Starting from the top of the material, restate each line exactly until the line that contains "from matplotlib.ticker import MultipleLocator", which is also copied. Pictures are excluded.

*****

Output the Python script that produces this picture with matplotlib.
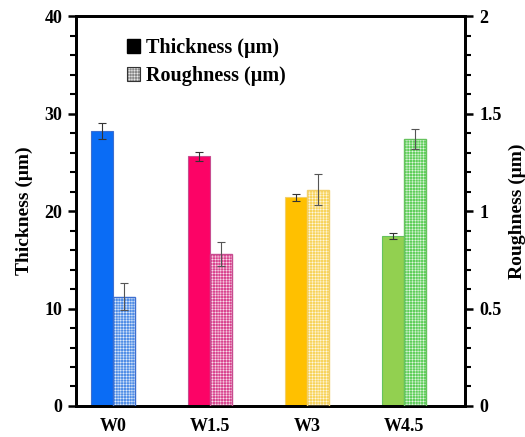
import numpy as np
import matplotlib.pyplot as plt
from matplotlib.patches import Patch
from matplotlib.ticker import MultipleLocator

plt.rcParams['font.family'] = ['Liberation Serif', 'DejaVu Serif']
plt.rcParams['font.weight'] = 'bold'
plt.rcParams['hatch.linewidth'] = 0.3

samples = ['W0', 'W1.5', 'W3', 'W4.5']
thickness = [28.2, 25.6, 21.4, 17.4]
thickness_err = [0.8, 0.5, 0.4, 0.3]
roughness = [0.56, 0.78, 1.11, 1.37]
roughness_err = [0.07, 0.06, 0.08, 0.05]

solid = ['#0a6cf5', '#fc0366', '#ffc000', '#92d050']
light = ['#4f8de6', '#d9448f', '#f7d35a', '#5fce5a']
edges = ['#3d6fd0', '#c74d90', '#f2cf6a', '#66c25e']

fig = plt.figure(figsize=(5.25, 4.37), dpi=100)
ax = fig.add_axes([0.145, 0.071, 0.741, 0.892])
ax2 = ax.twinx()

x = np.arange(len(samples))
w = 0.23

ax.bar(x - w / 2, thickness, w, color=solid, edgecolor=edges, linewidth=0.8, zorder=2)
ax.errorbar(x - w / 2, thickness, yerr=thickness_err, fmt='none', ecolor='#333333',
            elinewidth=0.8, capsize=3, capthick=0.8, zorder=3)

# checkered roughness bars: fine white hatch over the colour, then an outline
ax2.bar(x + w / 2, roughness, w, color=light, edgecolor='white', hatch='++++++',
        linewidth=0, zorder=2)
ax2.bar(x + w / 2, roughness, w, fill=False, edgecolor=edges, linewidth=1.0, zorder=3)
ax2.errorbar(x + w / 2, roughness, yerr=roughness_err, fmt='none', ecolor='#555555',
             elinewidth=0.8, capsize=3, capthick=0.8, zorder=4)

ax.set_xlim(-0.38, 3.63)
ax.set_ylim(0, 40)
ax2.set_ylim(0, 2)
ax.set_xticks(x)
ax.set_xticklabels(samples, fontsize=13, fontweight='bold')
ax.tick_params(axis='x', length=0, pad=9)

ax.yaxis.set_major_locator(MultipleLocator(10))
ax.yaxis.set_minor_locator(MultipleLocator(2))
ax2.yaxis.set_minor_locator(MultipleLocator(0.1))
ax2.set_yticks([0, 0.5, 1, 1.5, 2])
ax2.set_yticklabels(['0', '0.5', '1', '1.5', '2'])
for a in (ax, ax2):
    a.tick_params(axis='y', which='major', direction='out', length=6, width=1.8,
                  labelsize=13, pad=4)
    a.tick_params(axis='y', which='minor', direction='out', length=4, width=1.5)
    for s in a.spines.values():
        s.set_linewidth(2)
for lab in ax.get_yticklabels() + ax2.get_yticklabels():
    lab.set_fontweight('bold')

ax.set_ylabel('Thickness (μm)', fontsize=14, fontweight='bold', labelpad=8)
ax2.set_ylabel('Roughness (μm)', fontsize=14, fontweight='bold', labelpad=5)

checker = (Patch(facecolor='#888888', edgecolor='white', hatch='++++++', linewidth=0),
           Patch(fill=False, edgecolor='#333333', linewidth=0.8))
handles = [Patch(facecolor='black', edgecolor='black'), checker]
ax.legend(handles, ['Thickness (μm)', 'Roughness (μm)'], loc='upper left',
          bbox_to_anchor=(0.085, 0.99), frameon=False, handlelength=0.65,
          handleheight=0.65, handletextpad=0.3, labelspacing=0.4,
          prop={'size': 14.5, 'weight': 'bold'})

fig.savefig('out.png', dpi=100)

*****

Answer below -
Output the Python script that produces this picture with matplotlib.
import numpy as np
import matplotlib.pyplot as plt
from matplotlib.patches import Patch
from matplotlib.ticker import MultipleLocator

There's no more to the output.